Sábado,
3.
Durante
uns cinco dias, ouvi a luta de um pássaro na chaminé. Quando estava para chamar
pelo socorro, ele desceu e esperou no vidro da lareira que alguém o libertasse.
Era desta vez um mocho de grandes olhos brilhantes e penas cinzentas onde havia
uns verdes lindíssimos. Falei com ele, acalmei-o, e por fim retirei-o da
lareira fazendo-lhe festas. Pu-lo lá fora sobre a roda de pedra e, em vez de
evolar, ficou por instantes a olhar-me, agradecido.

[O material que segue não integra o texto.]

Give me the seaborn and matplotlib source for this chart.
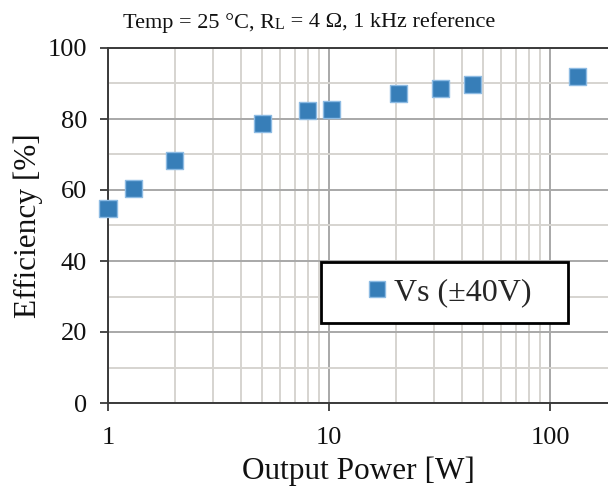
import matplotlib
matplotlib.use("Agg")
import numpy as np
import pandas as pd
import seaborn as sns
import matplotlib.pyplot as plt
from matplotlib.ticker import LogLocator, NullFormatter, MultipleLocator, FixedLocator

# ---- data ----
power_w = [1.0, 1.3, 2.0, 5.0, 8.0, 10.25, 20.6, 31.9, 44.8, 132.8]
efficiency_pct = [54.8, 60.3, 68.3, 78.8, 82.3, 82.8, 87.1, 88.6, 89.6, 92.0]
series_name = "Vs (\u00b140V)"
x_ticks = [1, 10, 100]
x_tick_labels = ["1", "10", "100"]
y_ticks = [0, 20, 40, 60, 80, 100]

sns.set_theme(style="white")
plt.rcParams["font.family"] = ["Liberation Serif", "DejaVu Serif"]

W, H = 608, 486
fig = plt.figure(figsize=(W / 100, H / 100), dpi=100)
ax = fig.add_axes([108 / W, 83 / H, 500 / W, 355 / H])

df = pd.DataFrame({"power": power_w, "eff": efficiency_pct, "series": series_name})
sns.scatterplot(data=df, x="power", y="eff", hue="series", palette=["#377EB8"],
                marker="s", s=150, edgecolor="#8DBBE3", linewidth=1.0,
                ax=ax, zorder=5, clip_on=False)

ax.set_xscale("log")
ax.set_xlim(1, 10 ** (500 / 221))
ax.set_ylim(0, 100)
ax.xaxis.set_major_locator(FixedLocator(x_ticks))
ax.set_xticklabels(x_tick_labels)
ax.xaxis.set_minor_locator(LogLocator(base=10, subs=np.arange(2, 10)))
ax.xaxis.set_minor_formatter(NullFormatter())
ax.set_yticks(y_ticks)
ax.yaxis.set_minor_locator(MultipleLocator(10))

ax.grid(which="major", color="#A8A8A8", lw=1.4, zorder=0)
ax.grid(which="minor", color="#D6D4D0", lw=1.4, zorder=0)
ax.set_axisbelow(True)

for side in ["left", "bottom", "top"]:
    ax.spines[side].set_visible(True)
    ax.spines[side].set_color("#3a3a3a")
    ax.spines[side].set_linewidth(1.4)
ax.spines["right"].set_visible(False)

ax.tick_params(which="major", direction="out", length=6, width=1.3, color="#3a3a3a",
               labelsize=19, labelcolor="#111111", left=True, bottom=True)
ax.tick_params(axis="y", pad=9)
ax.tick_params(axis="x", pad=11)
ax.tick_params(which="minor", length=0)

ax.set_xlabel("Output Power [W]", fontsize=22.5, color="#111111", labelpad=6)
ax.set_ylabel("Efficiency [%]", fontsize=22.5, color="#111111", labelpad=3)

# legend
old = ax.get_legend()
handles = old.legend_handles
labels = [t.get_text() for t in old.texts]
old.remove()
leg = ax.legend(handles, labels, loc="upper left",
                bbox_to_anchor=(321 / W, 1 - 262 / H, 247 / W, 0),
                bbox_transform=fig.transFigure, mode="expand", borderaxespad=0,
                fontsize=23, borderpad=0.5, handlelength=2.5, handletextpad=-0.7,
                fancybox=False, framealpha=1, edgecolor="black")
leg.get_frame().set_linewidth(2.0)
for h in leg.legend_handles:
    h.set_markersize(12)

# title with small "L" after R
tsize = 16
t1 = fig.text(123 / W, 1 - 33 / H, "Temp = 25 \u00b0C, R", fontsize=tsize,
              ha="left", va="bottom", color="#111111")
t2 = ax.annotate("L", xy=(1, 0), xycoords=t1, fontsize=tsize * 0.72,
                 ha="left", va="bottom", color="#111111", annotation_clip=False)
t3 = ax.annotate(" = 4 \u03a9, 1 kHz reference", xy=(1, 0), xycoords=t2,
                 fontsize=tsize, ha="left", va="bottom", color="#111111",
                 annotation_clip=False)

fig.savefig("out.png", dpi=100)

- A calmaria das regas pela fresca!
Sentimento íntimo de que o tempo nos envolve na doce melopeia das manhãs
claras, no êxtase que nos suspende irmanando-nos com a natureza descida do fio
divino que tudo impregna, equânimes!
- Para estragar o dia, vou meter a
política, no sentido em que Lenine dizia se queres destruir religião, faz
entrar nela a política. Falo das incompatibilidades dos governantes. É claro
que nenhum partido quer alterar o status
quo. A prova está nas afirmações do Ministro dos Negócios Estrangeiros e na
confiança e certeza que ele tem nos seus camaradas. Para ele os familiares -
filhos, sobrinhos, primos – que até não fazem parte da equipa governamental e
têm negócios nos antípodas dos que o Estado costuma contratar, não devem sofrer
por isso. Monsieur La Palice encarnado no ministro. O facto é este: neste
executivo há pelo menos três ministros donos de empresas com contratos assinados
com entidades do Estado: Pedro Nuno dos Santos, Francisca Van Dunen, Graça
Fonseca para não falar de Artur Neves cujo pai é Secretário de Estado. A mim
pareceria mais sólido e lógico e limpo que nenhum membro do Governo pudesse
contratar empresas chegadas aos seus interesses familiares. A política
ensina-nos muito. Quando é o Estado a avançar com coimas, avisos, normas,
repreensões, nunca confia nos cidadãos e despreza-os no momento da verdade.
Primeiro a palavra do Estado, depois a dos cidadãos. Sérios são os políticos, o
povo é uma corja de aldrabões, sugadores do fisco, sempre em manobras para
escapar às suas responsabilidades cívicas.